Almost the first idea I had when I started writing this re-imagined Mahabharata was that the burning of Khandavaprastha and the construction of the great city of Indraprastha would have necessitated wide-spread damage to the environment!  Even when a city grows slowly and organically, it damages its surroundings – Indraprastha was a city built overnight by an Asura.  How much damage would it have inflicted on its environment?  Why was there no mention of this damage in the story?
With only slight exaggeration, I could argue that much of our thinking in the last sixty years has been influenced by environmental crises. The global environmental issue has been the source of my inspiration to write.

Issues:
• Deforestation and hill-side erosion in India (and in the world) created trouble in the 1960s;
• the indiscriminate use of DDT in the 1950s and 60s caused small animal populations to crash all over the world in the 1970s;
• the hole in the ozone layer that opened in 1979 threatened every creature on earth and was solved by international action to limit CFCs;
• the Chernobyl and Three-Mile Island disasters of the 1980s awoke us to the global catastrophe inherent in the nuclear power path we were following;
• the global energy crises of the 1970s and the 1980s that worsened the cold war before the Soviet Union broke up;
• the inability of the world’s powers to take action despite the realization that man-made climate change had accelerated in the 1990s and the 2000s;
• the continuing inability to solve this problem as a unified world despite the scale of the problem.
The list seems endless. 
How can environmental issues not be at the forefront of our thinking?

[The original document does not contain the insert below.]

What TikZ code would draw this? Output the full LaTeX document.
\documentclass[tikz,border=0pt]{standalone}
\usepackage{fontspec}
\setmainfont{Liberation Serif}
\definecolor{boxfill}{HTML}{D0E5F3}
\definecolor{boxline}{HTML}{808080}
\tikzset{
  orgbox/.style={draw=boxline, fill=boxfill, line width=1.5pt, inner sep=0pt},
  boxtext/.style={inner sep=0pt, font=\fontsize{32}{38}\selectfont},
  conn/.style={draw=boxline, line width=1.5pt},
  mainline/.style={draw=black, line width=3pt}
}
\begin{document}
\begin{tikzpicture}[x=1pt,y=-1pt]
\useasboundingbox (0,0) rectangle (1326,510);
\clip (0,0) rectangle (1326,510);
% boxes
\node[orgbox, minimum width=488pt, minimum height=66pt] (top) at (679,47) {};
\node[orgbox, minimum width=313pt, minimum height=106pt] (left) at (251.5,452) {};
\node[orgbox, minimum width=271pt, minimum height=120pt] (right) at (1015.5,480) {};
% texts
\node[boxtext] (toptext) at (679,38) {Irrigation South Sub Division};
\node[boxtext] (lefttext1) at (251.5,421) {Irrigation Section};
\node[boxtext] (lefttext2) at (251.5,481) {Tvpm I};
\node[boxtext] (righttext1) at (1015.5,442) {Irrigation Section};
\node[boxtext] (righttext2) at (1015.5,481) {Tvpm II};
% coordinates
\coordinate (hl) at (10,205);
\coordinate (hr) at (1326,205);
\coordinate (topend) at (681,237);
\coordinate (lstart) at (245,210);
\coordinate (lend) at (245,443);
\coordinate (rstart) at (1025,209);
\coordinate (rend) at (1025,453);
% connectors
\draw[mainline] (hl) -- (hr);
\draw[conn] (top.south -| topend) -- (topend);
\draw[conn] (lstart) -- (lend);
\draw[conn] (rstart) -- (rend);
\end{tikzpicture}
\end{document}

Any special message for our readers ?

The bottom line is: We are living in a world that we must maintain.  Possibly, Hindu "dharma" sustained its world through a crisis.  This book is about how that came about, where it succeeded, where it failed, and how it failed. I hope what I write helps us think about our problem.
That is a very dry way to put it. I have created a pseudo-historical narrative that tries to make that story come alive. I hope you like it.